BEGIN
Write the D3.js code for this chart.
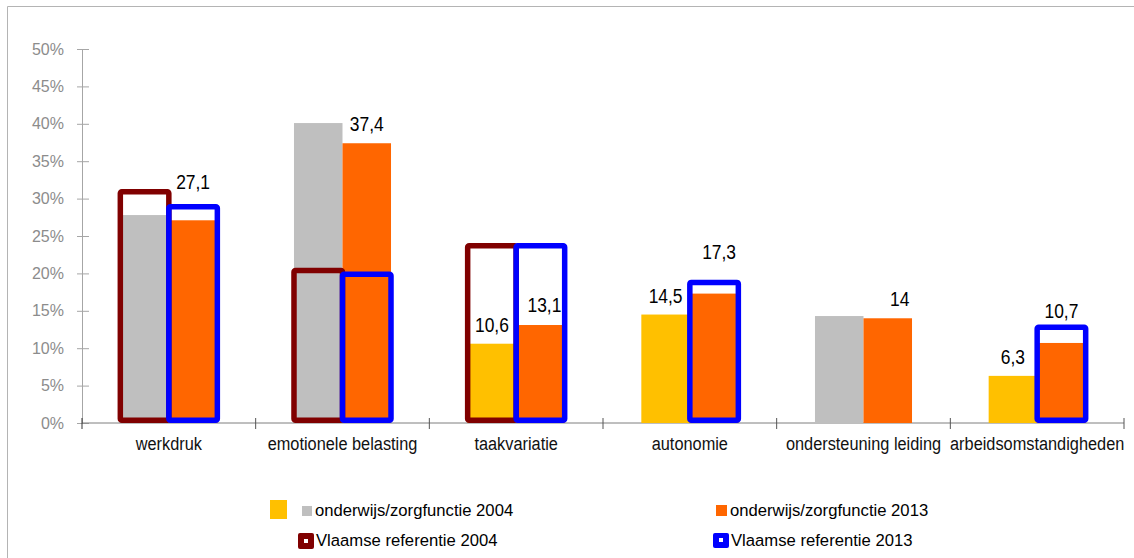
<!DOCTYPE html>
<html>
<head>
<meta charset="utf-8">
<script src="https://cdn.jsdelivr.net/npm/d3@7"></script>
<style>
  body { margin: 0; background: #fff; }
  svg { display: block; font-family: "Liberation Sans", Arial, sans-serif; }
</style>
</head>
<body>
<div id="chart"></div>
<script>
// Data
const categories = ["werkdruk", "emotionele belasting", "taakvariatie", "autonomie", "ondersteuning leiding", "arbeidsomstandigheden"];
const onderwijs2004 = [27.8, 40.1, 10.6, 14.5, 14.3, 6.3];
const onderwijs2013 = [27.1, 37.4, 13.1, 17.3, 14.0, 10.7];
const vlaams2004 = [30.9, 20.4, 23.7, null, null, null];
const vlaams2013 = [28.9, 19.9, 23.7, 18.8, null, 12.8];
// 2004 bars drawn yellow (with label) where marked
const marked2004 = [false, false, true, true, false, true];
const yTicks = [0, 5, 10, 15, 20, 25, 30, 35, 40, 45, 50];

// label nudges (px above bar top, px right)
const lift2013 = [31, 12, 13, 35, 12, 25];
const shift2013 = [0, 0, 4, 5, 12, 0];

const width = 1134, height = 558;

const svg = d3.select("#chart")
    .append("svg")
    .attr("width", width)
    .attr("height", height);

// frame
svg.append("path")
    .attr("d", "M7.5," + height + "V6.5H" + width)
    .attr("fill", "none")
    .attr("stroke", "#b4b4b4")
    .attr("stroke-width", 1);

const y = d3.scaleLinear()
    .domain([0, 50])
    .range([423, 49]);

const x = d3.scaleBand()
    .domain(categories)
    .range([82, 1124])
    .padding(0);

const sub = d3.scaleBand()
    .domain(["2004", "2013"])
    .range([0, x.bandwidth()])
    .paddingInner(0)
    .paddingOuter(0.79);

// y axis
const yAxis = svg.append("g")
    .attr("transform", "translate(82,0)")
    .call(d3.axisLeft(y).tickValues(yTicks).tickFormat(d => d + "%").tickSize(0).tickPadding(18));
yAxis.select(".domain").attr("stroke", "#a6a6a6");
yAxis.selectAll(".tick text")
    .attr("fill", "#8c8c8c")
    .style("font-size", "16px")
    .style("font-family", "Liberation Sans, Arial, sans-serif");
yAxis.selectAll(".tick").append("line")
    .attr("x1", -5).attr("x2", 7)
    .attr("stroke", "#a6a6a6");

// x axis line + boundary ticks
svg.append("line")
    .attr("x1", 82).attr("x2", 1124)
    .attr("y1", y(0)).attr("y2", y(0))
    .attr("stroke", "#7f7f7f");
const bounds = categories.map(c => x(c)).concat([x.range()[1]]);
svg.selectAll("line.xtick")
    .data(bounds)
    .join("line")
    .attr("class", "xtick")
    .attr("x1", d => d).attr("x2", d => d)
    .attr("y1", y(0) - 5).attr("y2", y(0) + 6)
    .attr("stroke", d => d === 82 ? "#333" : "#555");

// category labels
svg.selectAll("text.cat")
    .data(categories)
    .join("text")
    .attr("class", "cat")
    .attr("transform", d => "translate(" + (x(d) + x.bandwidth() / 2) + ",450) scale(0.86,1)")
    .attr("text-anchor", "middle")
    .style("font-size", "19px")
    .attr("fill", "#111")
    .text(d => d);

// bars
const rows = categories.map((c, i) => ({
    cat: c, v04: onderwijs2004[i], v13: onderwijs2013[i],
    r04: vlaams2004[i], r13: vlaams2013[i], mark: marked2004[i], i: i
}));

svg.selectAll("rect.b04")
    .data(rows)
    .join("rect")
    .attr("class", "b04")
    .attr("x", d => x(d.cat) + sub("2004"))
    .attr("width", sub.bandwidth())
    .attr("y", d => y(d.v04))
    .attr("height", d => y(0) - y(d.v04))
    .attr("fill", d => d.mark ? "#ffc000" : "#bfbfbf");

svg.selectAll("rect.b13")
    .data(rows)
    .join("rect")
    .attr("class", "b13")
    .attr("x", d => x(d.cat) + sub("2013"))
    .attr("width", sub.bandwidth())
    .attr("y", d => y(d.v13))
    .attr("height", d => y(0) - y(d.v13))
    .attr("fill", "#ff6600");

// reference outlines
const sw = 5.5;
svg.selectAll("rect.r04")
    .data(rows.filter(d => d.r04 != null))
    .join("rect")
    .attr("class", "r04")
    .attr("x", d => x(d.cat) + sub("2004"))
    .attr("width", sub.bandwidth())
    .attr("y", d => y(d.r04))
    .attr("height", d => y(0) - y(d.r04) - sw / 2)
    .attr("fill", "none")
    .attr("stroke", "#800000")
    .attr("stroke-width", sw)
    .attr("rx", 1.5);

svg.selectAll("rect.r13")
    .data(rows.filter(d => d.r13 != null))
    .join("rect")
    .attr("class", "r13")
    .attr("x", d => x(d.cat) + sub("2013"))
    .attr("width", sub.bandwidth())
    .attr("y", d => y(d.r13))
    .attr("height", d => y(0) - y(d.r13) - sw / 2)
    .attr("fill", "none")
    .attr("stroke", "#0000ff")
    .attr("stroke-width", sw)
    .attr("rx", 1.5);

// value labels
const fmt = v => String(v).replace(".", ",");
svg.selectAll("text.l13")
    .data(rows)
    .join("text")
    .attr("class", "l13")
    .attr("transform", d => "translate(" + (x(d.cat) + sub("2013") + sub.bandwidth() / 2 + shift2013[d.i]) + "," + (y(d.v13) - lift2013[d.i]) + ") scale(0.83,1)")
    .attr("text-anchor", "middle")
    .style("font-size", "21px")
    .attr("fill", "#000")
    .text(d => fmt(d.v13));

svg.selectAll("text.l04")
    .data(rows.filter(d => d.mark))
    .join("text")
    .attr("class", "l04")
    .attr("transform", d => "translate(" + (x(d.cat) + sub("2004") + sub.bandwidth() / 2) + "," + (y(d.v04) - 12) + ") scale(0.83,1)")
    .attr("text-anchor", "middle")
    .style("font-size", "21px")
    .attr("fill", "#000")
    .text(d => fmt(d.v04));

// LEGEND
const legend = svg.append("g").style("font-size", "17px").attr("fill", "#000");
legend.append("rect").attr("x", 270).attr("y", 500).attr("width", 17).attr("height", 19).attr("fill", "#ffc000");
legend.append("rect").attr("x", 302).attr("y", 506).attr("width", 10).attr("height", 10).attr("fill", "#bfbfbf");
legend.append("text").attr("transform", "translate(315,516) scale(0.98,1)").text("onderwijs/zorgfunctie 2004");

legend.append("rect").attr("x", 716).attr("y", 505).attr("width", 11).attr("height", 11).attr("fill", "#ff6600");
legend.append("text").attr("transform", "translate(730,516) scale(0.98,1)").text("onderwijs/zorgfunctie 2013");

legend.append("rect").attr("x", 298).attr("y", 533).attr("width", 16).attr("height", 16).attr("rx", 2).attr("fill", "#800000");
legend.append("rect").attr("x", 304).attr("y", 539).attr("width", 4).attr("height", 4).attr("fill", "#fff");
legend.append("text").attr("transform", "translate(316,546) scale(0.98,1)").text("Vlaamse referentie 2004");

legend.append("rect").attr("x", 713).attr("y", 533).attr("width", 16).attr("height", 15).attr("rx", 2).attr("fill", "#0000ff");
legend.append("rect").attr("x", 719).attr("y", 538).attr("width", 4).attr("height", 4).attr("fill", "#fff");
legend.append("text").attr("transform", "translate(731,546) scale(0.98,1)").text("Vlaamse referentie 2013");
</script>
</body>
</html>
END
WHAT NEEDS TO BE DONE :: Pull every line containing the word "chart" out of the material and copy it.

RESPONSE TO THE EXERCISE ::
Write the D3.js code for this chart.
<div id="chart"></div>
const svg = d3.select("#chart")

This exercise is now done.